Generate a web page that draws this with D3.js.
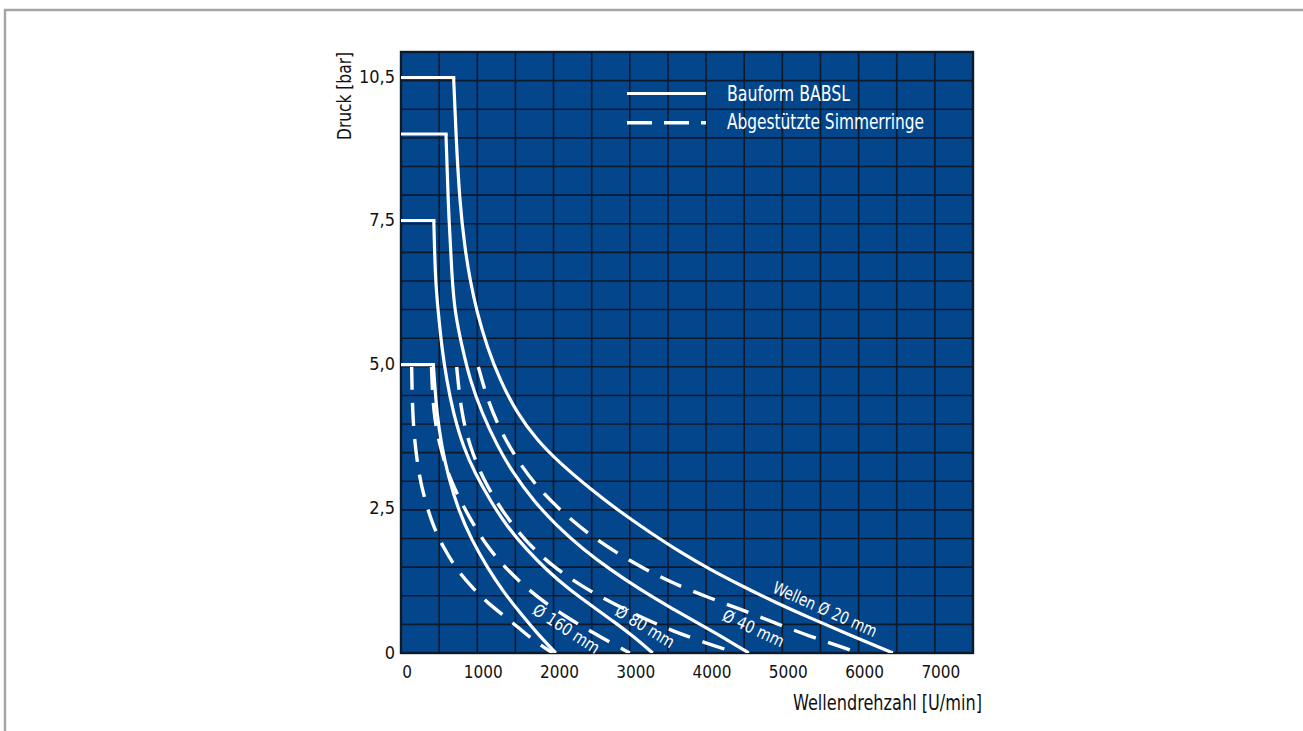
<!DOCTYPE html>
<html>
<head>
<meta charset="utf-8">
<script src="https://cdn.jsdelivr.net/npm/d3@7"></script>
<style>
  body { margin: 0; background: #ffffff; }
  svg { display: block; }
  text { font-family: "Liberation Sans Narrow", "Arial Narrow", "DejaVu Sans Condensed", "Liberation Sans", sans-serif; }
</style>
</head>
<body>
<svg id="chart" width="1303" height="731"></svg>
<script>
// ---------------- data ----------------
const rpmTicks = [0, 1000, 2000, 3000, 4000, 5000, 6000, 7000];
const barTicks = [0, 2.5, 5, 7.5, 10.5];
const barTickLabels = ["0", "2,5", "5,0", "7,5", "10,5"];

// Bauform BABSL (solid) — [rpm, bar]; first two points are the pressure plateau
const babsl20 = [[0,10.5],[690,10.5],[720,9.0],[770,7.8],[840,7.0],[905,6.47],[997,5.9],[1128,5.31],[1298,4.73],[1521,4.16],[1783,3.69],[2085,3.29],[2478,2.85],[2871,2.45],[3264,2.09],[3658,1.75],[4051,1.45],[4444,1.18],[4903,0.88],[5362,0.61],[5887,0.31],[6450,0]];
const babsl40 = [[0,9],[590,9],[616,7.86],[669,6.47],[708,5.9],[800,5.31],[905,4.73],[1062,4.16],[1259,3.6],[1469,3.12],[1731,2.65],[2045,2.2],[2386,1.8],[2740,1.45],[3134,1.1],[3566,0.76],[4012,0.43],[4300,0.21],[4560,0]];
const babsl80 = [[0,7.5],[430,7.5],[450,6.47],[489,5.9],[534,5.31],[599,4.73],[686,4.16],[817,3.57],[970,3.12],[1167,2.65],[1386,2.2],[1648,1.79],[1910,1.44],[2215,1.09],[2521,0.8],[2784,0.55],[3046,0.29],[3300,0]];
const babsl160 = [[0,5],[424,5],[468,4.16],[534,3.58],[620,3.06],[751,2.48],[927,1.96],[1124,1.5],[1342,1.06],[1560,0.7],[1779,0.35],[2030,0]];

// Abgestützte Simmerringe (dashed) — [rpm, bar]
const simmer20 = [[1014,4.96],[1124,4.43],[1298,3.87],[1521,3.35],[1783,2.88],[2085,2.48],[2439,2.08],[2832,1.73],[3220,1.44],[3566,1.21],[4012,0.97],[4450,0.76],[4904,0.52],[5360,0.29],[5880,0.06],[5990,0]];
const simmer40 = [[730,4.96],[790,4.16],[905,3.57],[1080,3.0],[1340,2.43],[1650,1.91],[2000,1.49],[2390,1.14],[2780,0.86],[3180,0.6],[3570,0.38],[3960,0.19],[4400,0]];
const simmer80 = [[400,4.96],[423,4.16],[511,3.57],[642,3.0],[861,2.43],[1124,1.84],[1429,1.39],[1779,0.97],[2172,0.62],[2517,0.35],[3000,0]];
const simmer160 = [[140,4.96],[152,4.0],[220,3.2],[290,2.77],[405,2.25],[550,1.84],[735,1.44],[930,1.14],[1165,0.83],[1430,0.57],[1690,0.26],[1990,0]];

const solidSeries = [babsl20, babsl40, babsl80, babsl160];
const dashedSeries = [simmer20, simmer40, simmer80, simmer160];

// curve annotations
const curveLabels = ["Wellen Ø 20 mm", "Ø 40 mm", "Ø 80 mm", "Ø 160 mm"];
const curveLabelRpm = [5560, 4620, 3200, 2170];
const curveLabelBar = [0.76, 0.43, 0.46, 0.42];
const curveLabelAngle = [24, 25, 31, 33];
const curveLabelLen = [112, 66, 66, 76];

const legendLabels = ["Bauform BABSL", "Abgestützte Simmerringe"];

// ---------------- layout ----------------
const L = 401, R = 973, T = 52, B = 653;
const blue = "#03468b";
const gridColor = "#0c1a2c";

const svg = d3.select("#chart");

// page frame (top and left edge)
svg.append("path")
  .attr("d", "M5,731 V10 H1303")
  .attr("fill", "none").attr("stroke", "#a4a4a4").attr("stroke-width", 2.4);

const x = d3.scaleLinear().domain([0, 7500]).range([L, R]);
const y = d3.scaleLinear().domain([0, 9, 10.5]).range([B, 134, 77.5]);
const rowScale = d3.scaleLinear().domain([0, 21]).range([B, T]);

svg.append("defs").append("clipPath").attr("id", "clip")
  .append("rect").attr("x", L).attr("y", T).attr("width", R - L).attr("height", B - T);

svg.append("rect").attr("x", L).attr("y", T).attr("width", R - L).attr("height", B - T).attr("fill", blue);

// grid
const grid = svg.append("g").attr("stroke", gridColor).attr("stroke-width", 1.6);
grid.selectAll("line.v").data(d3.range(500, 7500, 500)).join("line")
  .attr("x1", d => x(d)).attr("x2", d => x(d)).attr("y1", T).attr("y2", B);
grid.selectAll("line.h").data(d3.range(1, 21)).join("line")
  .attr("y1", d => rowScale(d)).attr("y2", d => rowScale(d)).attr("x1", L).attr("x2", R);

svg.append("rect").attr("x", L).attr("y", T).attr("width", R - L).attr("height", B - T)
  .attr("fill", "none").attr("stroke", gridColor).attr("stroke-width", 2.4);

// curves
const stepLine = d3.line().x(d => x(d[0])).y(d => y(d[1]));
const smooth = d3.line().x(d => x(d[0])).y(d => y(d[1])).curve(d3.curveBasis);
const curves = svg.append("g").attr("clip-path", "url(#clip)");
curves.selectAll("path.step").data(solidSeries).join("path")
  .attr("d", d => stepLine(d.slice(0, 2)))
  .attr("fill", "none").attr("stroke", "#ffffff").attr("stroke-width", 3.2).attr("stroke-linecap", "square");
curves.selectAll("path.solid").data(solidSeries).join("path")
  .attr("d", d => smooth(d.slice(1)))
  .attr("fill", "none").attr("stroke", "#ffffff").attr("stroke-width", 3.2);
curves.selectAll("path.dash").data(dashedSeries).join("path")
  .attr("d", smooth).attr("fill", "none").attr("stroke", "#ffffff").attr("stroke-width", 3.4)
  .attr("stroke-dasharray", "23,13");

// curve labels
svg.selectAll("text.cl").data(curveLabels).join("text")
  .attr("transform", (d, i) => `translate(${x(curveLabelRpm[i])},${y(curveLabelBar[i])}) rotate(${curveLabelAngle[i]})`)
  .attr("text-anchor", "middle").attr("dominant-baseline", "central")
  .attr("font-size", 17).attr("fill", "#ffffff")
  .attr("textLength", (d, i) => curveLabelLen[i]).attr("lengthAdjust", "spacingAndGlyphs")
  .text(d => d);

// legend
const lg = svg.append("g");
lg.append("line").attr("x1", 627).attr("x2", 706).attr("y1", 93.5).attr("y2", 93.5)
  .attr("stroke", "#fff").attr("stroke-width", 3.2);
lg.append("line").attr("x1", 627).attr("x2", 706).attr("y1", 122.7).attr("y2", 122.7)
  .attr("stroke", "#fff").attr("stroke-width", 3.4).attr("stroke-dasharray", "25,12");
lg.selectAll("text").data(legendLabels).join("text")
  .attr("x", 727).attr("y", (d, i) => i === 0 ? 101 : 129)
  .attr("font-size", 21).attr("fill", "#fff")
  .attr("textLength", (d, i) => i === 0 ? 123 : 197).attr("lengthAdjust", "spacingAndGlyphs")
  .text(d => d);

// y-axis labels
svg.selectAll("text.yt").data(barTicks).join("text")
  .attr("x", 395).attr("y", d => y(d) - 1)
  .attr("text-anchor", "end").attr("dominant-baseline", "central")
  .attr("font-size", 18).attr("fill", "#111")
  .text((d, i) => barTickLabels[i]);

// x-axis labels
svg.selectAll("text.xt").data(rpmTicks).join("text")
  .attr("x", d => x(d) + 6).attr("y", 672)
  .attr("text-anchor", "middle").attr("dominant-baseline", "central")
  .attr("font-size", 17).attr("fill", "#111")
  .text(d => String(d));

// axis titles
svg.append("text").attr("x", 982).attr("y", 710).attr("text-anchor", "end")
  .attr("font-size", 21).attr("fill", "#111")
  .attr("textLength", 189).attr("lengthAdjust", "spacingAndGlyphs")
  .text("Wellendrehzahl [U/min]");
svg.append("text").attr("transform", "translate(351,52) rotate(-90)").attr("text-anchor", "end")
  .attr("font-size", 20).attr("fill", "#111")
  .attr("textLength", 88).attr("lengthAdjust", "spacingAndGlyphs")
  .text("Druck [bar]");
</script>
</body>
</html>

□ □ □ □

» **TASK BRIEF**
Copy down every line of the material above that includes the string "page".

» **REPLY**
Generate a web page that draws this with D3.js.
// page frame (top and left edge)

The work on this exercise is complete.